The Whip Hand Anxiety
What really keeps them up at night is not net migration figures. It is symbolism. It is the ancestral whisper that one day the “coloured man” might have the whip hand over the white man. Not with a literal whip this is Britain, not a Tarantino remake but with authority.
Consider the psychological tremors:
Barack Obama becoming President of the United States. Sadiq Khan running London.
The horror. The audacity. The administrative competence.
The fact that one can be Black and presidential, or Muslim and mayoral, is not merely a political development. It is, to some, a metaphysical insult. It suggests history has moved on without seeking their written consent.
The Onion Theory of Argument
Observe the pattern.
First layer: economics.
“Immigration suppresses wages.”
When the data refuses to comply, we peel.

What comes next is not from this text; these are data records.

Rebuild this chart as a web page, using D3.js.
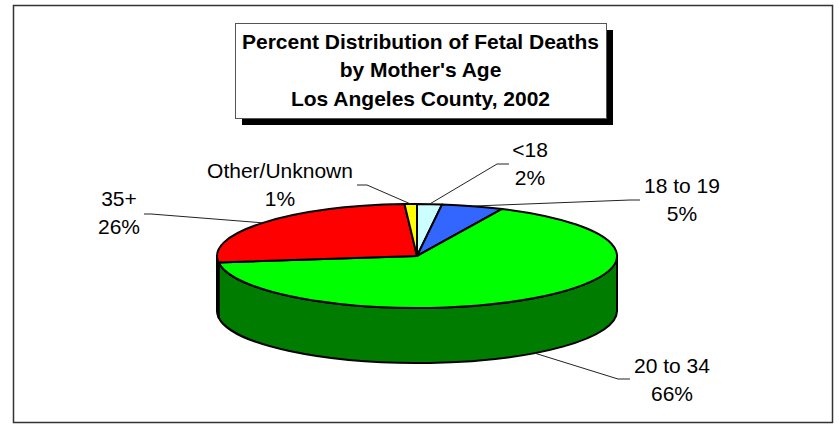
<!DOCTYPE html>
<html>
<head>
<meta charset="utf-8">
<script src="https://cdn.jsdelivr.net/npm/d3@7"></script>
<style>
  html, body { margin: 0; padding: 0; background: #fff; }
  svg { display: block; font-family: "Liberation Sans", Arial, sans-serif; }
</style>
</head>
<body>
<svg id="chart" width="839" height="424"></svg>
<script>
'use strict';

// chart data
var categories = ["<18", "18 to 19", "20 to 34", "35+", "Other/Unknown"];
var percents = [2, 5, 66, 26, 1];
var sliceColors = ["#CCFFFF", "#3366FF", "#00FF00", "#FF0000", "#FFFF00"];
var titleLines = ["Percent Distribution of Fetal Deaths", "by Mother's Age", "Los Angeles County, 2002"];

// label placement: text centre x, first baseline y, elbow of leader, end of leader
var labelLayout = [
  { x: 530, y: 157, elbow: [497, 164], end: [509, 164] },
  { x: 682, y: 193, elbow: [630, 200], end: [640, 200] },
  { x: 672, y: 373, elbow: [618, 379], end: [630, 379] },
  { x: 119, y: 206, elbow: [151, 214], end: [144, 214] },
  { x: 280, y: 178, elbow: [367, 185], end: [357, 185] }
];

var pie3d = { cx: 417, cy: 256, rx: 200, ry: 52, depth: 55 };

var svg = d3.select("#chart");

// outer frame
svg.append("rect")
  .attr("x", 13.5).attr("y", 5.5)
  .attr("width", 819).attr("height", 417)
  .attr("fill", "#fff")
  .attr("stroke", "#333").attr("stroke-width", 1.5);

// title box with drop shadow
var tb = { x: 235, y: 23, w: 371, h: 95, shadow: 7 };
svg.append("rect")
  .attr("x", tb.x + tb.shadow).attr("y", tb.y + tb.shadow)
  .attr("width", tb.w).attr("height", tb.h)
  .attr("fill", "#000");
svg.append("rect")
  .attr("x", tb.x + 0.5).attr("y", tb.y + 0.5)
  .attr("width", tb.w).attr("height", tb.h)
  .attr("fill", "#fff")
  .attr("stroke", "#555").attr("stroke-width", 1);

svg.append("g")
  .selectAll("text")
  .data(titleLines)
  .join("text")
    .attr("x", tb.x + tb.w / 2)
    .attr("y", function(d, i) { return 49 + i * 28.3; })
    .attr("text-anchor", "middle")
    .attr("font-size", "21px")
    .attr("font-weight", "bold")
    .attr("fill", "#000")
    .text(function(d) { return d; });

// pie
var data = categories.map(function(c, i) {
  return { name: c, value: percents[i], color: sliceColors[i] };
});

var arcs = d3.pie()
  .sort(null)
  .value(function(d) { return d.value; })(data);

var pointAt = function pointAt(theta, dy) {
  return [pie3d.cx + pie3d.rx * Math.sin(theta),
          pie3d.cy - pie3d.ry * Math.cos(theta) + (dy || 0)];
};

var sidePath = function sidePath(a) {
  var s = Math.max(a.startAngle, Math.PI / 2);
  var e = Math.min(a.endAngle, 3 * Math.PI / 2);
  if (s >= e) return null;
  var p0 = pointAt(s), p1 = pointAt(e);
  var q1 = pointAt(e, pie3d.depth), q0 = pointAt(s, pie3d.depth);
  var r = pie3d.rx + "," + pie3d.ry;
  return "M" + p0
       + "A" + r + " 0 0 1 " + p1
       + "L" + q1
       + "A" + r + " 0 0 0 " + q0
       + "Z";
};

// side walls (front half only)
svg.append("g")
  .selectAll("path")
  .data(arcs.filter(function(a) { return sidePath(a) !== null; }))
  .join("path")
    .attr("d", sidePath)
    .attr("fill", function(a) { return d3.color(a.data.color).darker(2).formatHex(); })
    .attr("stroke", "#000")
    .attr("stroke-width", 2)
    .attr("stroke-linejoin", "round");

// top faces: circular arcs squashed into the ellipse
var arcGen = d3.arc().innerRadius(0).outerRadius(pie3d.rx);
svg.append("g")
  .attr("transform", "translate(" + pie3d.cx + "," + pie3d.cy + ") scale(1," + (pie3d.ry / pie3d.rx) + ")")
  .selectAll("path")
  .data(arcs)
  .join("path")
    .attr("d", arcGen)
    .attr("fill", function(a) { return a.data.color; })
    .attr("stroke", "#000")
    .attr("stroke-width", 2)
    .attr("stroke-linejoin", "round")
    .attr("vector-effect", "non-scaling-stroke");

// leader lines
var anchorOf = function anchorOf(a) {
  var mid = (a.startAngle + a.endAngle) / 2;
  var front = Math.cos(mid) < 0;
  return pointAt(mid, front ? pie3d.depth : 0);
};

svg.append("g")
  .selectAll("polyline")
  .data(arcs)
  .join("polyline")
    .attr("points", function(a, i) {
      var l = labelLayout[i];
      return [anchorOf(a), l.elbow, l.end].join(" ");
    })
    .attr("fill", "none")
    .attr("stroke", "#222")
    .attr("stroke-width", 1);

// labels
var labels = svg.append("g")
  .selectAll("text")
  .data(arcs)
  .join("text")
    .attr("text-anchor", "middle")
    .attr("font-size", "21px")
    .attr("fill", "#000");

labels.append("tspan")
  .attr("x", function(a, i) { return labelLayout[i].x; })
  .attr("y", function(a, i) { return labelLayout[i].y; })
  .text(function(a) { return a.data.name; });

labels.append("tspan")
  .attr("x", function(a, i) { return labelLayout[i].x; })
  .attr("y", function(a, i) { return labelLayout[i].y + 27.5; })
  .text(function(a) { return d3.format(".0f")(a.data.value) + "%"; });
</script>
</body>
</html>
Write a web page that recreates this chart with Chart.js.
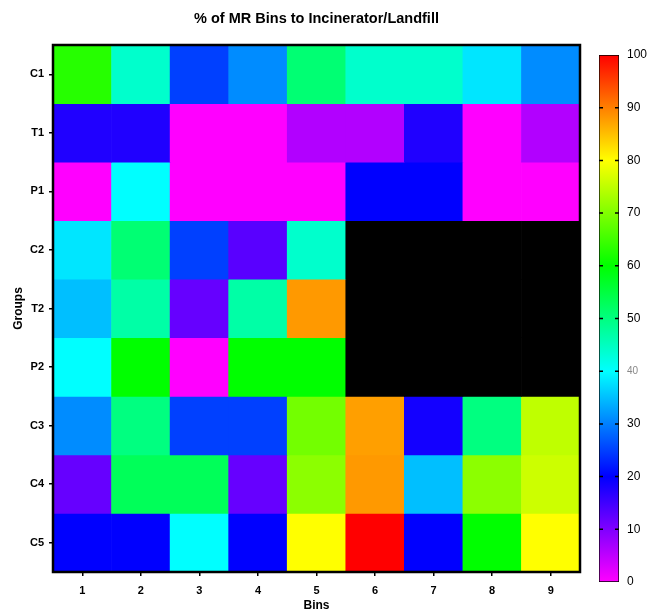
<!DOCTYPE html>
<html>
<head>
<meta charset="utf-8">
<script src="https://cdn.jsdelivr.net/npm/chart.js@4"></script>
<style>
  body { margin: 0; background: #fff; }
  #wrap { position: relative; width: 649px; height: 612px; }
  #heat { position: absolute; left: 0; top: 0; }
  #scale { position: absolute; left: 590px; top: 0; }
</style>
</head>
<body>
<div id="wrap">
  <canvas id="heat" width="633" height="612"></canvas>
  <canvas id="scale" width="59" height="612"></canvas>
</div>
<script>
const bins = ["1", "2", "3", "4", "5", "6", "7", "8", "9"];
const groups = ["C1", "T1", "P1", "C2", "T2", "P2", "C3", "C4", "C5"];

// % per bin, null = no data (drawn black)
const c1 = [63, 44, 25, 31, 51, 44, 44, 38, 31];
const t1 = [17.5, 17.5, 0, 0, 6, 6, 17.5, 0, 6];
const p1 = [0, 40, 0, 0, 0, 20, 20, 0, 0];
const c2 = [38, 51, 25, 13, 44, null, null, null, null];
const t2 = [35, 47, 12, 47, 88, null, null, null, null];
const p2 = [40, 60, 0, 60, 60, null, null, null, null];
const c3 = [31, 50, 25, 25, 69, 87.5, 18.5, 50, 75];
const c4 = [12, 53, 53, 12, 71, 88, 35, 71, 76];
const c5 = [20, 20, 40, 20, 80, 100, 20, 60, 80];
const rows = [c1, t1, p1, c2, t2, p2, c3, c4, c5];

const scaleTicks = [0, 10, 20, 30, 40, 50, 60, 70, 80, 90, 100];

const FONT = "'Liberation Sans', Arial, sans-serif";

function valueColor(v) {
  if (v === null) return "#000000";
  const hue = 300 - 3 * Math.max(0, Math.min(100, v));
  return "hsl(" + hue + ", 100%, 50%)";
}

const plotFrame = {
  id: "plotFrame",
  afterDatasetsDraw(chart) {
    const { ctx, chartArea: a } = chart;
    ctx.save();
    ctx.strokeStyle = "#000";
    ctx.lineWidth = 2.5;
    ctx.strokeRect(a.left, a.top, a.right - a.left, a.bottom - a.top);
    ctx.restore();
  },
};

new Chart(document.getElementById("heat"), {
  type: "bar",
  data: {
    labels: bins,
    datasets: rows.map((row, i) => ({
      label: groups[i],
      data: row.map(() => [i + 0.5, i + 1.5]),
      backgroundColor: row.map(valueColor),
      borderWidth: 0,
      grouped: false,
      barPercentage: 1,
      categoryPercentage: 1,
    })),
  },
  options: {
    responsive: false,
    animation: false,
    layout: { padding: 0 },
    plugins: {
      legend: { display: false },
      tooltip: { enabled: false },
      title: {
        display: true,
        text: "% of MR Bins to Incinerator/Landfill",
        color: "#000",
        font: { family: FONT, size: 14.5, weight: "bold" },
        padding: { top: 10, bottom: 17.6 },
      },
    },
    scales: {
      x: {
        grid: { drawOnChartArea: false, offset: false, tickLength: 4, color: "#000", lineWidth: 1.5 },
        border: { display: true, color: "#000", width: 2 },
        ticks: { color: "#000", padding: 8, font: { family: FONT, size: 11, weight: "bold" } },
        title: {
          display: true,
          text: "Bins",
          color: "#000",
          font: { family: FONT, size: 12, weight: "bold" },
          padding: { top: 0, bottom: -1 },
        },
        afterFit(scale) { scale.height = 40; },
      },
      y: {
        type: "linear",
        reverse: true,
        min: 0.5,
        max: 9.5,
        afterBuildTicks(scale) {
          scale.ticks = groups.map((g, i) => ({ value: i + 1 }));
        },
        grid: { drawOnChartArea: false, tickLength: 4, color: "#000", lineWidth: 1.5 },
        border: { display: true, color: "#000", width: 2 },
        ticks: {
          color: "#000",
          padding: 5,
          font: { family: FONT, size: 11, weight: "bold" },
          callback: (v) => groups[Math.round(v) - 1],
        },
        title: {
          display: true,
          text: "Groups",
          color: "#000",
          font: { family: FONT, size: 12, weight: "bold" },
          padding: { top: 11, bottom: 0 },
        },
        afterFit(scale) { scale.width = 53; },
      },
      // empty right axis keeps room for the colour bar so the title stays centred
      spacer: {
        type: "linear",
        position: "right",
        grid: { display: false, drawTicks: false },
        border: { display: false },
        ticks: { display: false },
        afterFit(scale) { scale.width = 53; },
      },
    },
  },
  plugins: [plotFrame],
});

const barDashes = {
  id: "barDashes",
  afterDatasetsDraw(chart) {
    const { ctx, chartArea: a, scales } = chart;
    ctx.save();
    ctx.strokeStyle = "#000";
    ctx.lineWidth = 1.5;
    scaleTicks.slice(1, -1).forEach((t) => {
      const y = scales.y.getPixelForValue(t);
      ctx.beginPath();
      ctx.moveTo(a.left, y);
      ctx.lineTo(a.left + 4, y);
      ctx.moveTo(a.right - 4, y);
      ctx.lineTo(a.right, y);
      ctx.stroke();
    });
    ctx.restore();
  },
};

new Chart(document.getElementById("scale"), {
  type: "bar",
  data: {
    labels: [""],
    datasets: [{
      data: [[scaleTicks[0], scaleTicks[scaleTicks.length - 1]]],
      backgroundColor(context) {
        const { chart } = context;
        const { ctx, scales, chartArea } = chart;
        if (!chartArea) return "#fff";
        const y0 = scales.y.getPixelForValue(0);
        const y1 = scales.y.getPixelForValue(100);
        const g = ctx.createLinearGradient(0, y0, 0, y1);
        [0, 20, 40, 60, 80, 100].forEach((v) => g.addColorStop(v / 100, valueColor(v)));
        return g;
      },
      borderColor: "#000",
      borderWidth: 1,
      borderSkipped: false,
      barPercentage: 1,
      categoryPercentage: 1,
    }],
  },
  options: {
    responsive: false,
    animation: false,
    layout: { padding: { left: 9, top: 55, bottom: 30, right: 0 } },
    plugins: { legend: { display: false }, tooltip: { enabled: false } },
    scales: {
      x: { display: false },
      y: {
        position: "right",
        min: 0,
        max: 100,
        afterBuildTicks(scale) {
          scale.ticks = scaleTicks.map((v) => ({ value: v }));
        },
        grid: { display: false, drawTicks: false },
        border: { display: false },
        ticks: {
          padding: 8,
          color: (c) => (c.tick && c.tick.value === 40 ? "#888" : "#000"),
          font: (c) => ({ family: FONT, size: c.tick && c.tick.value === 40 ? 10 : 12 }),
        },
        afterFit(scale) { scale.width = 30; },
      },
    },
  },
  plugins: [barDashes],
});
</script>
</body>
</html>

Second layer: public services.
“The NHS is overwhelmed.”
Then someone inconveniently notes that immigrants staff the NHS. Peel again.
Third layer: security.
“National safety is at risk.”
When that too proves more complicated than a talk radio segment allows, the onion releases its final sting:
“We are being replaced.”
There it is. The ancestral anxiety, now blinking in daylight.
Even the billionaire lament enters the chat. When Jim Ratcliffe muses about Britain being “colonised,” one senses less a policy briefing and more a séance. The word “colonised” deployed by the descendants of an empire upon which the sun famously refused to set is irony so thick you could butter toast with it.

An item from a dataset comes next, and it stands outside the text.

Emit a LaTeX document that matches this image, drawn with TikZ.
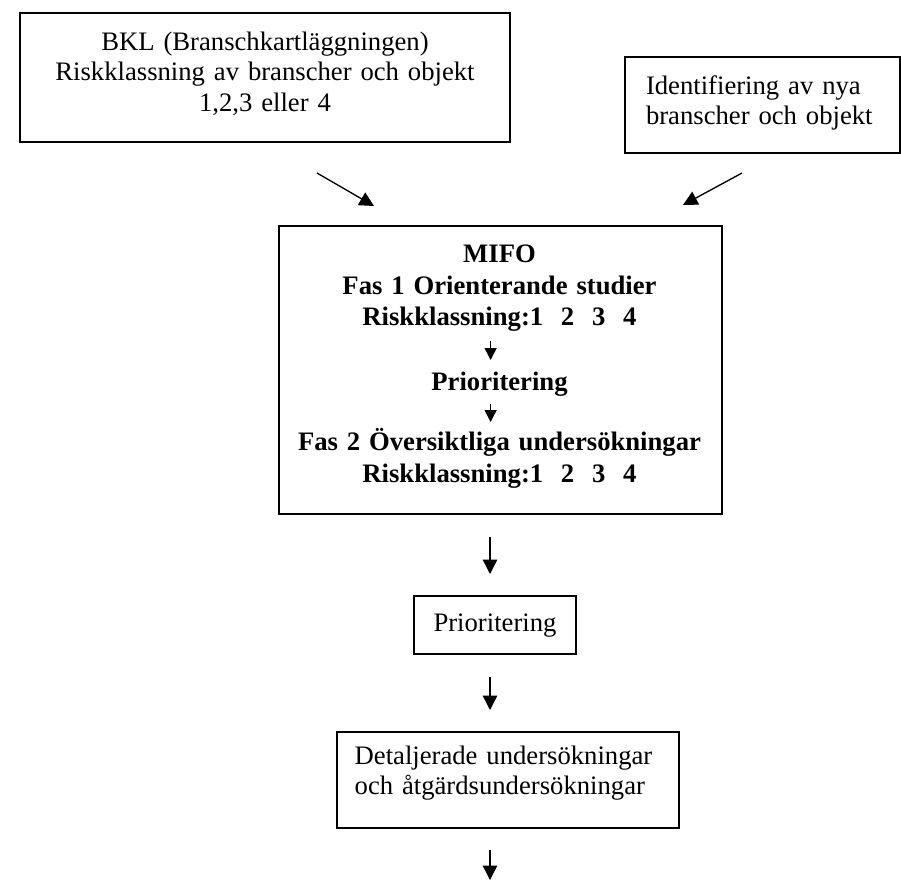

Expats vs Immigrants: A Linguistic Gymnastics Event
There is also the charming semantic distinction.
When Britons move to Spain, Australia, or Dubai, they are “expats.” They sip wine bravely in the face of foreign sunshine. They are global citizens.
When Nigerians, Poles, Indians, or Jamaicans move to Britain even when born here they are “immigrants.” Possibly forever. Possibly in the afterlife.

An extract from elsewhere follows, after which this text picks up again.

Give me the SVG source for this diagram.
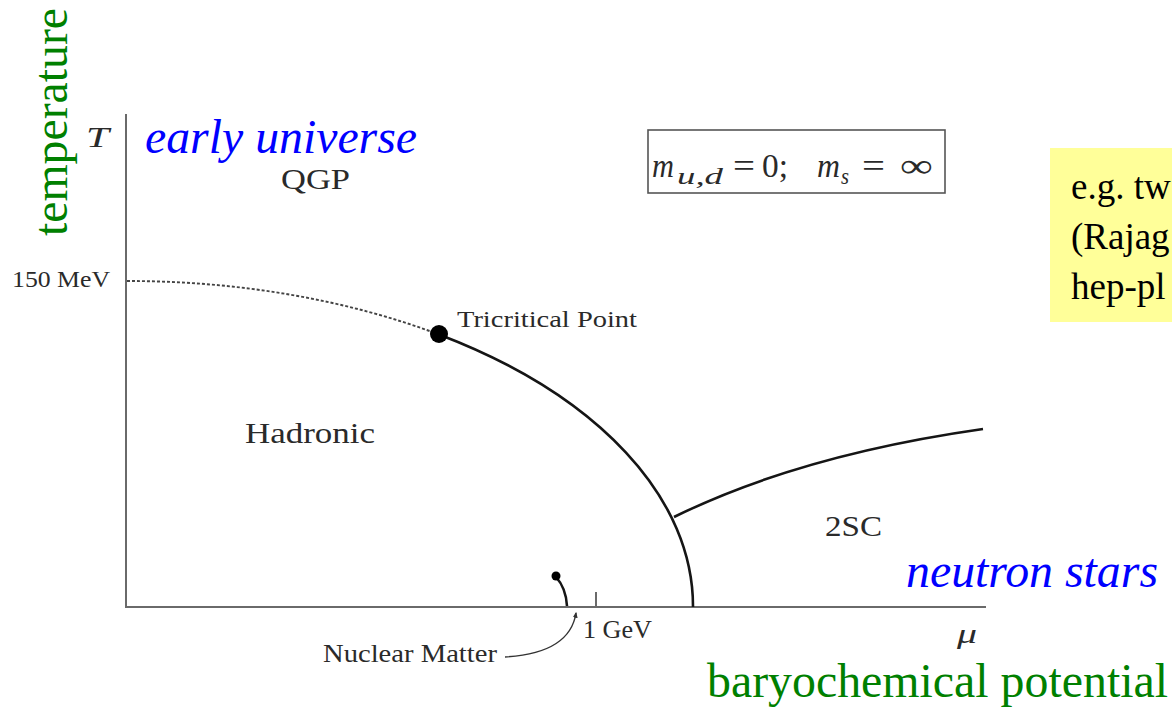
<svg xmlns="http://www.w3.org/2000/svg" width="1172" height="707" viewBox="0 0 1172 707">
<style>
.cm{font-family:"Liberation Serif","Times New Roman",Tinos,Times,"DejaVu Serif",serif;fill:#2a2a2a}
.it{font-style:italic}
.blue{font-family:"Liberation Serif","Times New Roman",Tinos,Times,"DejaVu Serif",serif;font-style:italic;font-size:48px;fill:#0000ff}
.green{font-family:"Liberation Serif","Times New Roman",Tinos,Times,"DejaVu Serif",serif;font-size:48px;fill:#008000}
.note{font-family:"Liberation Serif","Times New Roman",Tinos,Times,"DejaVu Serif",serif;font-size:37px;fill:#000}
.axis{stroke:#6a6a6a;stroke-width:2;fill:none}
.solid{stroke:#151515;stroke-width:2.6;fill:none}
.dash{stroke:#444;stroke-width:1.9;stroke-dasharray:3 2;fill:none}
</style>
<defs>
<marker id="ah" viewBox="0 0 10 10" refX="8" refY="5" markerWidth="6" markerHeight="6" orient="auto" markerUnits="userSpaceOnUse">
<path d="M0,1 L10,5 L0,9 Z" fill="#333"/>
</marker>
</defs>
<rect width="1172" height="707" fill="#fff"/>

<g id="axes">
<line class="axis" x1="126" y1="114" x2="126" y2="607"/>
<line class="axis" x1="125" y1="607" x2="986" y2="607"/>
<line class="axis" x1="596" y1="592" x2="596" y2="607" stroke-width="1.5"/>
</g>

<g id="connectors">
<path id="crossover" class="dash" d="M127,281 A567,326 0 0 1 439,334.5"/>
<path id="first-order" class="solid" d="M439,334.5 A567,326 0 0 1 693,607"/>
<path id="twosc-line" class="solid" d="M674,517 Q800,455 983,429"/>
<path id="nuclear-line" class="solid" d="M556,577 Q566,588 567,606"/>
<path id="nuclear-arrow" fill="none" stroke="#333" stroke-width="1.4" d="M505,657 C540,655 571,645 576,613" marker-end="url(#ah)"/>
</g>

<g id="tricritical-point">
<circle cx="439" cy="334" r="9" fill="#000"/>
<text class="cm" x="457" y="327" font-size="24" textLength="180" lengthAdjust="spacingAndGlyphs">Tricritical Point</text>
</g>
<g id="nuclear-dot"><circle cx="556" cy="576" r="4.5" fill="#000"/></g>

<g id="labels">
<text class="cm it" x="86" y="147" font-size="30" textLength="23" lengthAdjust="spacingAndGlyphs">T</text>
<text class="cm" x="12" y="287" font-size="24" textLength="98" lengthAdjust="spacingAndGlyphs">150 MeV</text>
<text class="cm" x="281" y="189" font-size="29" textLength="69" lengthAdjust="spacingAndGlyphs">QGP</text>
<text class="cm" x="245" y="443" font-size="30" textLength="130" lengthAdjust="spacingAndGlyphs">Hadronic</text>
<text class="cm" x="825" y="536" font-size="30" textLength="57" lengthAdjust="spacingAndGlyphs">2SC</text>
<text class="cm" x="583" y="638" font-size="25" textLength="69" lengthAdjust="spacingAndGlyphs">1 GeV</text>
<text class="cm" x="323" y="662" font-size="25" textLength="174" lengthAdjust="spacingAndGlyphs">Nuclear Matter</text>
<text class="cm it" x="957" y="643" font-size="28" textLength="20" lengthAdjust="spacingAndGlyphs">μ</text>
</g>

<g id="mass-box">
<rect x="648" y="130" width="297" height="63" fill="#fff" stroke="#555" stroke-width="1.6"/>
<text class="cm it" x="652" y="177" font-size="34" textLength="22" lengthAdjust="spacingAndGlyphs">m</text>
<text class="cm it" x="677" y="184" font-size="23" textLength="46" lengthAdjust="spacingAndGlyphs">u,d</text>
<text class="cm" x="733" y="177" font-size="34" textLength="22" lengthAdjust="spacingAndGlyphs">=</text>
<text class="cm" x="762" y="177" font-size="34" textLength="26" lengthAdjust="spacingAndGlyphs">0;</text>
<text class="cm it" x="817" y="177" font-size="34" textLength="23" lengthAdjust="spacingAndGlyphs">m</text>
<text class="cm it" x="841" y="184" font-size="23" textLength="8" lengthAdjust="spacingAndGlyphs">s</text>
<text class="cm" x="862" y="177" font-size="34" textLength="23" lengthAdjust="spacingAndGlyphs">=</text>
<text class="cm" x="900" y="177" font-size="34" textLength="33" lengthAdjust="spacingAndGlyphs">∞</text>
</g>

<g id="annotations">
<text class="green" transform="translate(67,236) rotate(-90)" textLength="228" lengthAdjust="spacingAndGlyphs">temperature</text>
<text class="blue" x="145" y="153" textLength="272" lengthAdjust="spacingAndGlyphs">early universe</text>
<text class="blue" x="906" y="587" textLength="252" lengthAdjust="spacingAndGlyphs">neutron stars</text>
<text class="green" x="707" y="697" textLength="461" lengthAdjust="spacingAndGlyphs">baryochemical potential</text>
</g>

<g id="note-box">
<rect x="1050" y="148" width="130" height="174" fill="#ffff99"/>
<text class="note" x="1071" y="199" xml:space="preserve">e.g. tw</text>
<text class="note" x="1071" y="249">(Rajag</text>
<text class="note" x="1071" y="299">hep-pl</text>
</g>
</svg>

The term “expat” appears to require two ingredients: whiteness and confidence.
Immigration, it seems, is delightful when it is done by them and destabilising when done to them.
The Wind Has Already Blown
In 1960, Harold Macmillan spoke of a “wind of change” sweeping through Africa. He was referring to decolonisation. History was moving, whether Westminster approved or not.
That wind did not stop at Lagos. It did not stop at Kingston. It has now circled back through London, Birmingham, Manchester and yes, the Cotswolds.
The grandchildren of Powell may rage at the breeze, but they cannot invoice the atmosphere.
Time has done what time always does. It has moved.
The empire taught the world English. The world learned it.
The empire drew borders. The world travelled across them.
The empire exported governance. The world applied for the job.
The whip hand, if it exists at all, is not racial. It is demographic. It is historical. It is inevitable.
And so the anxiety persists less about jobs or GDP, and more about hierarchy. About who stands at the top of the pyramid when the dust settles.
The joke, of course, is that Britain has not been erased. It has been remixed.
And like all good remixes, it contains the original sample just with better rhythm.